Yakın iki dostum önümde iddialı bir bahse girdiler; bahse girmeme konusunda çok önceden belirlenmiş bir kuralım olmasaydı, ben de taraflardan birini tutabilirdim.
İddia konusunu paylaşmadan önce o noktaya nasıl geldiğimizi anlatayım.
Konu dünkü yazımdan açıldı. Her ikisi de yazımı okumuş, oradaki tezlerimi bir de benimle tartışmak istemişlerdi.
Her ikisi de ‘hançer edebiyatı’ adını verdiğim siyasette ihanet konusunu abarttığımı düşünüyorlardı. Liderler bu tür benzetmeleri ardında herhangi bir gerçek ihanet olmasa bile kullanırlar, onlara göre.
Biri, “Kemal Kılıçdaroğlu’na partisinde kim ihanet etti ki?” sorusunu yöneltti.
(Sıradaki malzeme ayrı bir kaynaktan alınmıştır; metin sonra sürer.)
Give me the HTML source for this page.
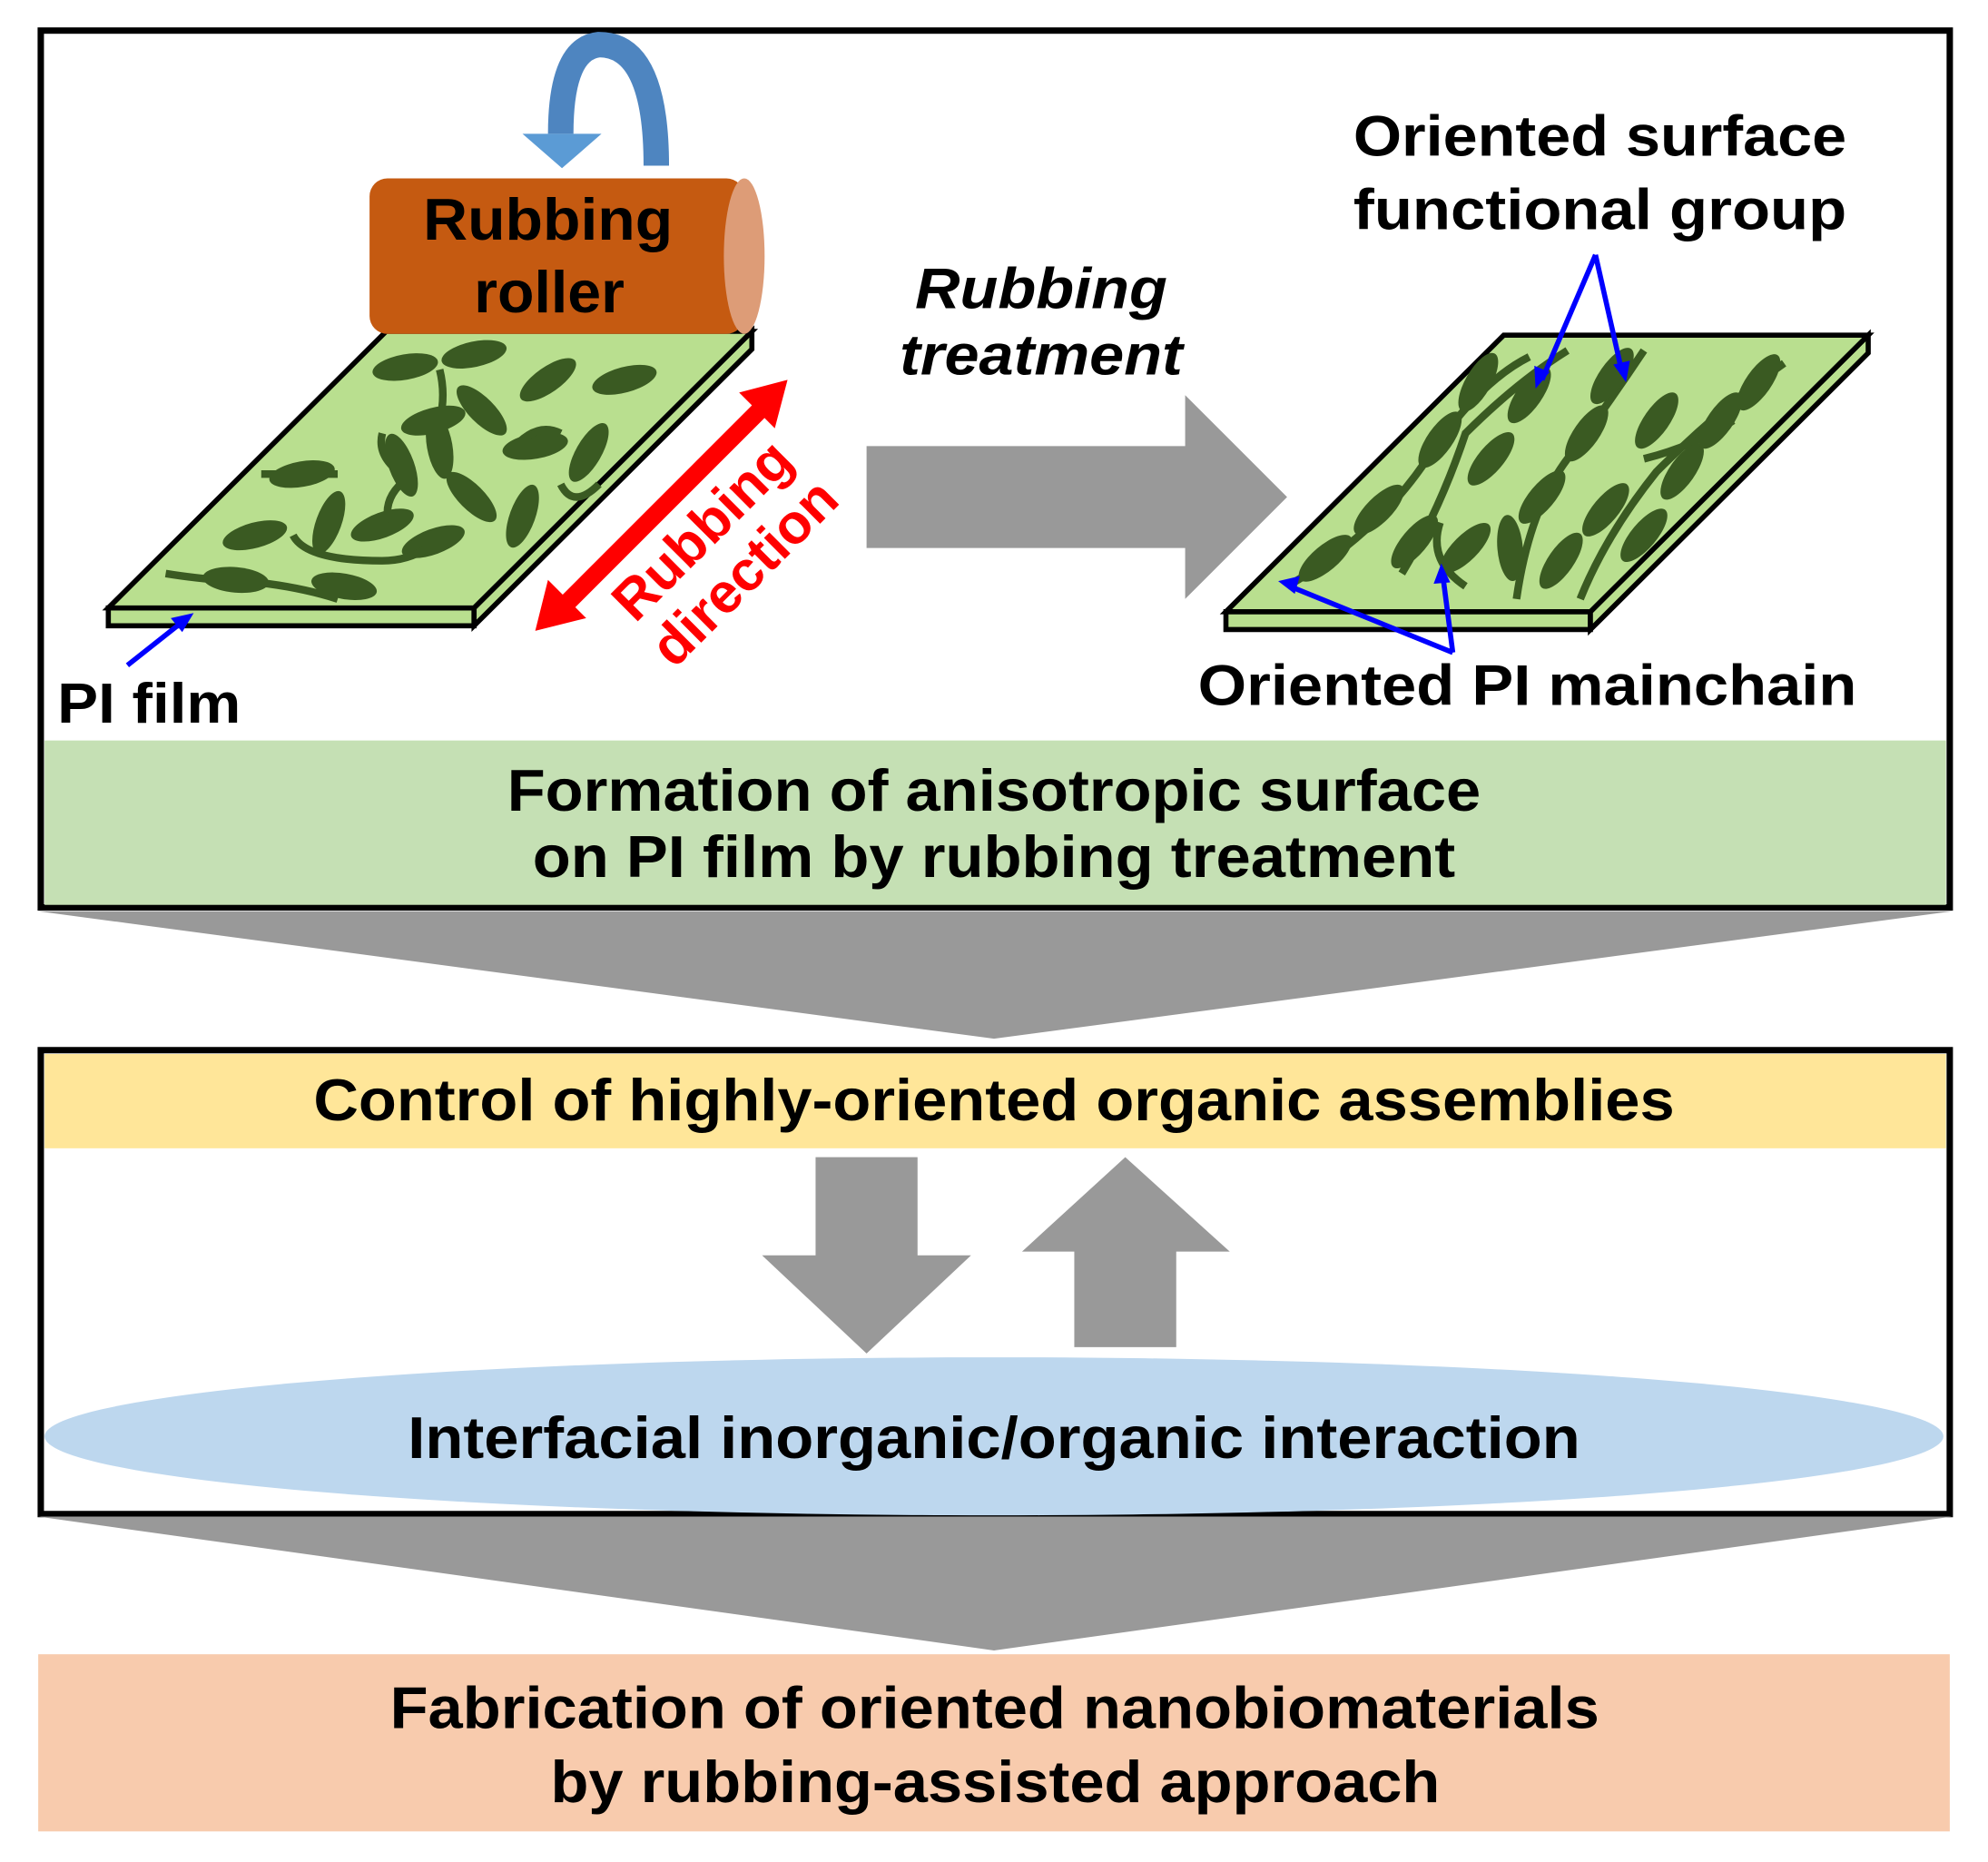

Yeni genel başkan Özgür Özel, sanki lider kendisi değil de hala o imiş gibi, önemli tercihlerde Kılıçdaroğlu’nun görüşünü almaktaydı. Hatta bunu gizlice değil de, alenen, kamuoyuna da açıklayarak yapmaktaydı.
Abarttığım ithamına ses çıkarmadım, üstelik dostlarıma haklı olduklarını da söyledim.